DATA PROVIDED:
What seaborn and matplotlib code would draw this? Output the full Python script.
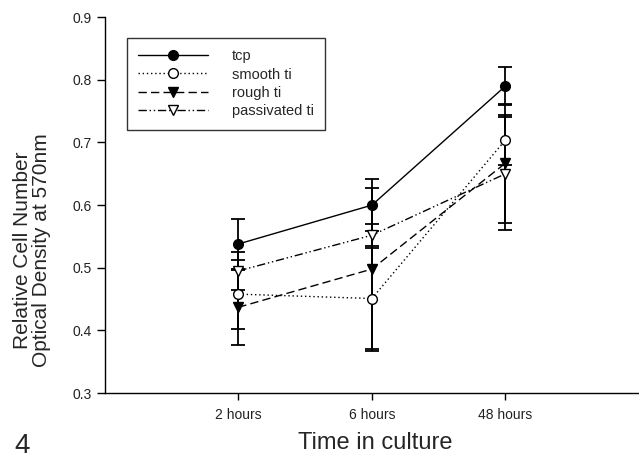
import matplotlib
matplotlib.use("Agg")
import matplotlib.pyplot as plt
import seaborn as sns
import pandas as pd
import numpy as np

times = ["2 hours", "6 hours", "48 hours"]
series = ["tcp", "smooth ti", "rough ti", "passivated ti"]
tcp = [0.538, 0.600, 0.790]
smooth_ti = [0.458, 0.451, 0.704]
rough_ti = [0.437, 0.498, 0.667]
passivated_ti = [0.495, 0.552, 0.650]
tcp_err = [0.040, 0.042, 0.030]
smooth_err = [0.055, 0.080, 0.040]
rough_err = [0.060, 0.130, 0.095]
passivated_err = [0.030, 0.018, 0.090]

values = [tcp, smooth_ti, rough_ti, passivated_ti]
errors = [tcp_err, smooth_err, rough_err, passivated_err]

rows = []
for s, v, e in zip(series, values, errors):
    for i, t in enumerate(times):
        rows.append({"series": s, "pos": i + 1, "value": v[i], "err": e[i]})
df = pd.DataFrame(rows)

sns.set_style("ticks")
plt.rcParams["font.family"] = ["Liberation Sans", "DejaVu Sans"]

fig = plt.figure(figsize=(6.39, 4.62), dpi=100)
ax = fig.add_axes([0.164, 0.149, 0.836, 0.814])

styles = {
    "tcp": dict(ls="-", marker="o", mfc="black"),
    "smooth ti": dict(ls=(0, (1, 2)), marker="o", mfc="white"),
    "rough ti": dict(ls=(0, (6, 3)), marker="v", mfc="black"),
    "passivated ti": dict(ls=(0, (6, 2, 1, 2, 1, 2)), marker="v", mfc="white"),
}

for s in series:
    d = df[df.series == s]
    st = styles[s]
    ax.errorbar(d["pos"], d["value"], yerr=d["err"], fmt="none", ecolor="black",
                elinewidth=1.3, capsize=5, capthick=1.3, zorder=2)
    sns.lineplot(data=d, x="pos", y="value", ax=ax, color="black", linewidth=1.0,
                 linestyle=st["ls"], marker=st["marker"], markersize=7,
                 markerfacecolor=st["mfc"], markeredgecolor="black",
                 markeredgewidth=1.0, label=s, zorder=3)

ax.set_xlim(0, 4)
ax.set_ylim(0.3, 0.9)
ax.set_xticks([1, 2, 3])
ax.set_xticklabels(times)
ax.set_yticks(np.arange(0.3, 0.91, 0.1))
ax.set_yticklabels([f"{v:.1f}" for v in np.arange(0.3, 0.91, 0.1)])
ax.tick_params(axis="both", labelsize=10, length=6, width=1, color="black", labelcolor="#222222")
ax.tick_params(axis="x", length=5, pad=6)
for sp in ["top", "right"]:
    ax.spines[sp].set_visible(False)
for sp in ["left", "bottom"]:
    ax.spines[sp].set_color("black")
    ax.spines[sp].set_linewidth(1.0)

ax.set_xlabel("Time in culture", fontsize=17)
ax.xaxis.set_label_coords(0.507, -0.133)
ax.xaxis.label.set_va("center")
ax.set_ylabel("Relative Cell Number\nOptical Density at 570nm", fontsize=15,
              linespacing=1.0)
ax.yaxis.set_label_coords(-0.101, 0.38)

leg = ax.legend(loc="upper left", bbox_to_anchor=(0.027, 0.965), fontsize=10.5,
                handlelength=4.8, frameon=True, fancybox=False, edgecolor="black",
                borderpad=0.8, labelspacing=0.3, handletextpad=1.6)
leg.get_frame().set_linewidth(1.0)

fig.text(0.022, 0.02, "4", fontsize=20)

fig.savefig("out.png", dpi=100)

GIVEN EXERCISE: Please quote the lines of the material, beginning with the first and ending with the one that contains "import numpy as np", exactly as written and without any pictures.

WORKED SOLUTION:
What seaborn and matplotlib code would draw this? Output the full Python script.
import matplotlib
matplotlib.use("Agg")
import matplotlib.pyplot as plt
import seaborn as sns
import pandas as pd
import numpy as np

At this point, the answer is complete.